Claude Code Image Validation

Claude Code uses the Anthropic Messages API shape. For non-interactive validation, send the same image content blocks to /v1/messages with ANTHROPIC_AUTH_TOKEN set to the router token.

unset ANTHROPIC_API_KEY
export ANTHROPIC_BASE_URL="$ROUTER_BASE_URL"
export ANTHROPIC_AUTH_TOKEN="$ROUTER_TOKEN"

curl "$ANTHROPIC_BASE_URL/v1/messages" \
-H "Authorization: Bearer $ANTHROPIC_AUTH_TOKEN" \
-H "Content-Type: application/json" \
-d '{
"model": "<allowed-vlm-model-group>",
"max_tokens": 512,
"messages": [{
"role": "user",
"content": [
{"type": "text", "text": "Read the receipt. Reply with only the merchant name."},
{"type": "image", "source": {"type": "url", "url": "https://cdn.learnopencv.com/wp-content/uploads/2018/06/04100007/receipt.png"}}
]
}]
}'

Routing And Logging Behavior

Image-bearing requests bypass response caching. The router logs input_has_image, input_image_count, input_image_tokens when the upstream reports them, calculated image_cost_usd, and upstream-reported billed cost when the provider includes it.

Keep catalog-only VLM candidates out of active traffic until the exact API shapes you plan to support pass. Some providers advertise image support in a model catalog before the current account, region, or endpoint can actually serve image requests.

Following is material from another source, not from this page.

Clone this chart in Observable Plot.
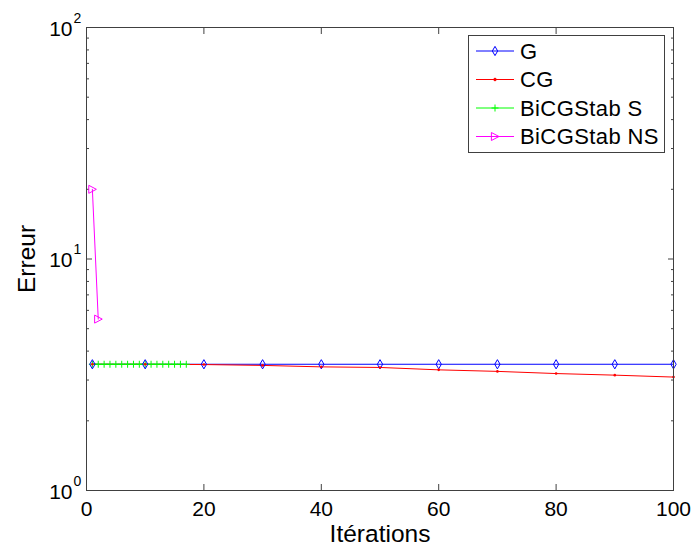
<!DOCTYPE html>
<html>
<head>
<meta charset="utf-8">
<script src="https://cdn.jsdelivr.net/npm/d3@7"></script>
<script src="https://cdn.jsdelivr.net/npm/@observablehq/plot@0.6"></script>
<style>
  html, body { margin: 0; padding: 0; background: #fff; }
  svg { font-family: "Liberation Sans", Arial, sans-serif; }
</style>
</head>
<body>
<div id="chart"></div>
<script>
// ---- data ----
const seriesNames = ["G", "CG", "BiCGStab S", "BiCGStab NS"];
const seriesColors = ["#0000ff", "#ff0000", "#00ff00", "#ff00ff"];

const gIter = [1, 10, 20, 30, 40, 50, 60, 70, 80, 90, 100];
const gErr  = [3.51, 3.51, 3.51, 3.51, 3.51, 3.51, 3.51, 3.51, 3.51, 3.51, 3.51];

const cgIter = [1, 10, 20, 30, 40, 50, 60, 70, 80, 90, 100];
const cgErr  = [3.51, 3.51, 3.50, 3.47, 3.42, 3.40, 3.32, 3.27, 3.20, 3.15, 3.09];

const bsIter = [1, 2, 3, 4, 5, 6, 7, 8, 9, 10, 11, 12, 13, 14, 15, 16, 17];
const bsErr  = [3.51, 3.51, 3.51, 3.51, 3.51, 3.51, 3.51, 3.51, 3.51, 3.51, 3.51, 3.51, 3.51, 3.51, 3.51, 3.51, 3.51];

const bnsIter = [1, 2];
const bnsErr  = [20.0, 5.5];

const xTicks = [0, 20, 40, 60, 80, 100];
const yMajor = [1, 10, 100];
const yExp = ["0", "1", "2"];
const yMinor = [2, 3, 4, 5, 6, 7, 8, 9, 20, 30, 40, 50, 60, 70, 80, 90];

const xLabel = "Itérations";
const yLabel = "Erreur";

// ---- tables ----
const toRows = (xs, ys) => xs.map((x, i) => ({x, y: ys[i]}));
const gData = toRows(gIter, gErr);
const cgData = toRows(cgIter, cgErr);
const bsData = toRows(bsIter, bsErr);
const bnsData = toRows(bnsIter, bnsErr);

// ---- custom symbols ----
const triRight = {
  draw(ctx, size) {
    const s = Math.sqrt(size / Math.PI);
    ctx.moveTo(s, 0);
    ctx.lineTo(-s * 0.9, -s);
    ctx.lineTo(-s * 0.9, s);
    ctx.closePath();
  }
};
const plusSym = {
  draw(ctx, size) {
    const s = Math.sqrt(size / Math.PI);
    ctx.moveTo(0, -s); ctx.lineTo(0, s);
    ctx.moveTo(-s, 0); ctx.lineTo(s, 0);
  }
};
const legendSymbols = [
  {type: d3.symbolDiamond, r: 2.8, fill: "none"},
  {type: d3.symbolCircle, r: 1.3, fill: "fill"},
  {type: plusSym, r: 3.5, fill: "none"},
  {type: triRight, r: 4, fill: "none"}
];

const W = 696, H = 547;
const mL = 86, mR = 23, mT = 27, mB = 57;
const axisColor = "#404040";

function legendMark(index, scales, values, dims) {
  const g = d3.create("svg:g");
  const bw = 196, bh = 117;
  const bx = dims.width - dims.marginRight - 9 - bw;
  const by = dims.marginTop + 8;
  g.append("rect").attr("x", bx + 0.5).attr("y", by + 0.5).attr("width", bw).attr("height", bh)
    .attr("fill", "white").attr("stroke", axisColor).attr("stroke-width", 1);
  seriesNames.forEach((name, i) => {
    const cy = by + 16 + i * 28.5;
    const c = seriesColors[i];
    g.append("line").attr("x1", bx + 8).attr("x2", bx + 46).attr("y1", cy).attr("y2", cy)
      .attr("stroke", c).attr("stroke-width", 1);
    const s = legendSymbols[i];
    g.append("path").attr("d", d3.symbol(s.type, s.r * s.r * Math.PI)())
      .attr("transform", `translate(${bx + 27},${cy})`)
      .attr("fill", s.fill === "fill" ? c : "none").attr("stroke", c).attr("stroke-width", 1);
    g.append("text").attr("x", bx + 52).attr("y", cy).attr("dy", "0.36em")
      .attr("text-anchor", "start")
      .attr("font-size", 22).attr("letter-spacing", "0.4px")
      .attr("fill", "black").text(name);
  });
  return g.node();
}

const chart = Plot.plot({
  width: W, height: H,
  marginLeft: mL, marginRight: mR, marginTop: mT, marginBottom: mB,
  style: {fontFamily: '"Liberation Sans", Arial, sans-serif', fontSize: "21px", color: "black", background: "white", overflow: "visible"},
  x: {domain: [0, 100], axis: null},
  y: {type: "log", domain: [1, 100], axis: null},
  marks: [
    // ticks (inward)
    Plot.axisX(xTicks, {anchor: "bottom", tickSize: -6, tickFormat: () => "", label: null, stroke: axisColor}),
    Plot.axisX(xTicks, {anchor: "top", tickSize: -6, tickFormat: () => "", label: null, stroke: axisColor}),
    Plot.axisY(yMajor, {anchor: "left", tickSize: -6, tickFormat: () => "", label: null, stroke: axisColor}),
    Plot.axisY(yMajor, {anchor: "right", tickSize: -6, tickFormat: () => "", label: null, stroke: axisColor}),
    Plot.axisY(yMinor, {anchor: "left", tickSize: -3, tickFormat: () => "", label: null, stroke: axisColor}),
    Plot.axisY(yMinor, {anchor: "right", tickSize: -3, tickFormat: () => "", label: null, stroke: axisColor}),
    // series
    Plot.line(gData, {x: "x", y: "y", stroke: seriesColors[0], strokeWidth: 1}),
    Plot.line(cgData, {x: "x", y: "y", stroke: seriesColors[1], strokeWidth: 1}),
    Plot.line(bsData, {x: "x", y: "y", stroke: seriesColors[2], strokeWidth: 1}),
    Plot.line(bnsData, {x: "x", y: "y", stroke: seriesColors[3], strokeWidth: 1}),
    Plot.dot(bsData, {x: "x", y: "y", symbol: plusSym, r: 3.5, stroke: seriesColors[2], fill: "none", strokeWidth: 1}),
    Plot.dot(gData, {x: "x", y: "y", symbol: "diamond", r: 2.8, stroke: seriesColors[0], fill: "none", strokeWidth: 1}),
    Plot.dot(cgData, {x: "x", y: "y", r: 1.3, fill: seriesColors[1], stroke: null}),
    Plot.dot(bnsData, {x: "x", y: "y", symbol: triRight, r: 4, stroke: seriesColors[3], fill: "none", strokeWidth: 1}),
    // frame
    Plot.frame({stroke: axisColor, strokeWidth: 1}),
    // tick labels
    Plot.text(xTicks, {x: d => d, frameAnchor: "bottom", text: d => String(d), lineAnchor: "bottom", dy: 25, fontSize: 21, fill: "black"}),
    Plot.text(yMajor, {y: d => d, frameAnchor: "left", text: () => "10", textAnchor: "end", lineAnchor: "bottom", dx: -14, dy: 8, fontSize: 21, fill: "black"}),
    Plot.text(yMajor, {y: d => d, frameAnchor: "left", text: (d, i) => yExp[i], textAnchor: "start", lineAnchor: "bottom", dx: -13, dy: -5, fontSize: 14, fill: "black"}),
    // axis labels
    Plot.text([xLabel], {frameAnchor: "bottom", text: d => d, textAnchor: "middle", lineAnchor: "bottom", dy: 51, fontSize: 24.5, fill: "black"}),
    Plot.text([yLabel], {frameAnchor: "left", text: d => d, rotate: -90, textAnchor: "middle", lineAnchor: "bottom", dx: -52, fontSize: 24.5, fill: "black"}),
    // legend
    legendMark
  ]
});
document.getElementById("chart").appendChild(chart);
</script>
</body>
</html>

Validate the exact provider, model ID, suffix, API dialect, account entitlement, and region you plan to route. Treat image processing and OCR accuracy as separate gates: a model may accept and analyze an image but still fail an exact-answer OCR test. That can be acceptable for a conservative general VLM group, but not for OCR-specific or browser-control routes unless the exact workload verifier passes consistently.

Record dated provider-specific investigation results in internal deployment notes or a clearly labeled historical case study. Keep the public product docs focused on the validation method and customer-facing behavior, because provider catalogs, entitlements, and model quality change quickly.